The word “forgive” is never used in the OT except when humans ask God to forgive them…never used to describe how it is humans are to maintain relationships with one another through the forgiveness of one another.
Just as the dark cloud hung over Manhattan ten years ago this very minute, so it was a dark cloud hung over all of humanity until the light of Jesus shined through the darkness.
And early in the first of the Gospels, Jesus speaks of how much his birth has changed the world, teaching us to pray for the forgiveness of those who do us harm. And forgive us our debts, as we also have forgiven our debtors, for if you forgive others their trespasses, your heavenly Father will also forgive you; but if you do not forgive others, neither will your Father forgive your trespasses.
A Christian response to suffering begins with Jesus and Jesus teaches it begins with forgiveness. Forgiveness begins with understanding. If we cannot understand, we cannot forgive and if we cannot forgive others, we cannot seek forgiveness ourselves.
Taking revenge without coming to understand why the acts of terror took place will not make us safer nor will it bring justice, nor will it make us followers of Jesus. Job 19.28-29 If you say, ‘How we will persecute him!’ and, ‘The root of the matter is found in him’; be afraid of the sword, for wrath brings the punishment of the sword, so that you may know there is a judgment.”
In the Gospel of Matthew, Jesus warns, "Put away your sword. Those who use the sword will die by the sword.”
Yet Job speaks for many of us in asking “where is the vengeance?

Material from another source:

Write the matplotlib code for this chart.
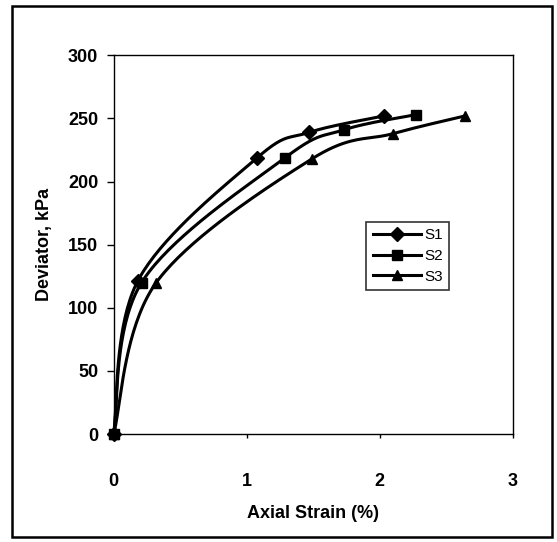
import numpy as np
import matplotlib
matplotlib.use("Agg")
import matplotlib.pyplot as plt
from matplotlib.patches import Rectangle

plt.rcParams["font.family"] = ["Liberation Sans", "DejaVu Sans"]

# --------------------------
# Data
# --------------------------
s1_strain = [0.0, 0.18, 1.08, 1.47, 2.03]
s1_dev = [0, 121, 219, 239, 252]

s2_strain = [0.0, 0.21, 1.29, 1.73, 2.27]
s2_dev = [0, 120, 219, 241, 253]

s3_strain = [0.0, 0.32, 1.49, 2.10, 2.64]
s3_dev = [0, 120, 218, 238, 252]

series = [
    ("S1", s1_strain, s1_dev, "D"),
    ("S2", s2_strain, s2_dev, "s"),
    ("S3", s3_strain, s3_dev, "^"),
]


def smooth(xs, ys, n=40):
    """Excel-like smoothed line: Catmull-Rom through the points."""
    p = np.column_stack([xs, ys]).astype(float)
    pts = [p[0]] + list(p) + [p[-1]]
    out = []
    for i in range(1, len(pts) - 2):
        p0, p1, p2, p3 = pts[i - 1], pts[i], pts[i + 1], pts[i + 2]
        c1 = p1 + (p2 - p0) / 6.0
        c2 = p2 - (p3 - p1) / 6.0
        t = np.linspace(0, 1, n)[:, None]
        seg = ((1 - t) ** 3) * p1 + 3 * ((1 - t) ** 2) * t * c1 \
            + 3 * (1 - t) * t ** 2 * c2 + t ** 3 * p2
        out.append(seg)
    arr = np.vstack(out)
    return arr[:, 0], arr[:, 1]


# --------------------------
# Plot
# --------------------------
fig = plt.figure(figsize=(5.57, 5.42), dpi=100)
ax = fig.add_axes([0.204, 0.199, 0.717, 0.699])

for name, xs, ys, mk in series:
    sx, sy = smooth(xs, ys)
    ax.plot(sx, sy, color="black", lw=2.2, zorder=2, clip_on=False)
    ax.plot(xs, ys, ls="none", marker=mk, color="black", ms=7, zorder=3,
            clip_on=False)
    # legend proxy
    ax.plot([], [], color="black", lw=2.2, marker=mk, ms=7, label=name)

ax.set_xlim(0, 3)
ax.set_ylim(0, 300)
ax.set_xticks([0, 1, 2, 3])
ax.set_yticks(range(0, 301, 50))

for sp in ax.spines.values():
    sp.set_linewidth(1.0)

ax.tick_params(axis="y", direction="out", length=5, width=1, pad=6,
               labelsize=13)
ax.tick_params(axis="x", direction="out", length=3, width=1, pad=25,
               labelsize=13)
for lab in ax.get_xticklabels() + ax.get_yticklabels():
    lab.set_fontweight("bold")

ax.set_xlabel("Axial Strain (%)", fontsize=13, fontweight="bold", labelpad=11)
ax.set_ylabel("Deviator, kPa", fontsize=13, fontweight="bold", labelpad=11)

leg = ax.legend(loc="upper left", bbox_to_anchor=(0.633, 0.56),
                borderaxespad=0, frameon=True, fancybox=False,
                edgecolor="black", fontsize=11, handlelength=3.2,
                labelspacing=0.45, handletextpad=0.2, borderpad=0.4)
leg.get_frame().set_linewidth(1.2)

# outer border around the whole chart
fig.patches.append(Rectangle((0.022, 0.009), 0.969, 0.98,
                             transform=fig.transFigure, fill=False,
                             edgecolor="black", lw=1.8))

fig.savefig("out.png", dpi=100)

Why do the wicked live on, reach old age, and grow mighty in power? Their children are established in their presence, and their offspring before their eyes. Their houses are safe from fear, and no rod of God is upon them. They spend their days in prosperity, and in peace they go down to Sheol. They say to God, ‘Leave us alone! We do not desire to know your ways. What is the Almighty that we should serve him? And what profit do we get if we pray to him?’ Is not their prosperity indeed their own achievement?
Job may speak for us in his hope for revenge but Jesus speaks TO us about forgiveness. Then Peter came and said to him, “Lord, if another sins against me, how often should I forgive? As many as seven times?” Jesus said to him, “Not seven times, but, I tell you, seventy-seven times.
Today, again, God responds. God asked Job then as God asks us these ten years later, “Who are you to play God? Who are you to cast judgment, to exact punishment for those things you have not sought to understand? What makes you believe you alone are innocent?” Only God’s hands are clean.
Let us use this day to remember not only those who died on 9/11 but those throughout time who have died at the hands of those with ill motives for unjust reasons in every land, hands including our own, lands including our own. Let us use this day to think not about revenge but about how Christians can lead the world to heal. Let us use this day to replace the shifting sands of fear and hate with a sound foundation of hope.
Remember the dark cloud moving across Manhattan on that terrible morning but not without think of Jesus as the light shining even in that darkness, and don’t allow the darkness to overcome it. The true light, which enlightens everyone, was coming into the world.
As followers of Jesus, we must also replace thoughts of vengeance and judgment with hope…the kind of hope God had for the world when the suffering of his son on the cross was answered not be revenge but by resurrection.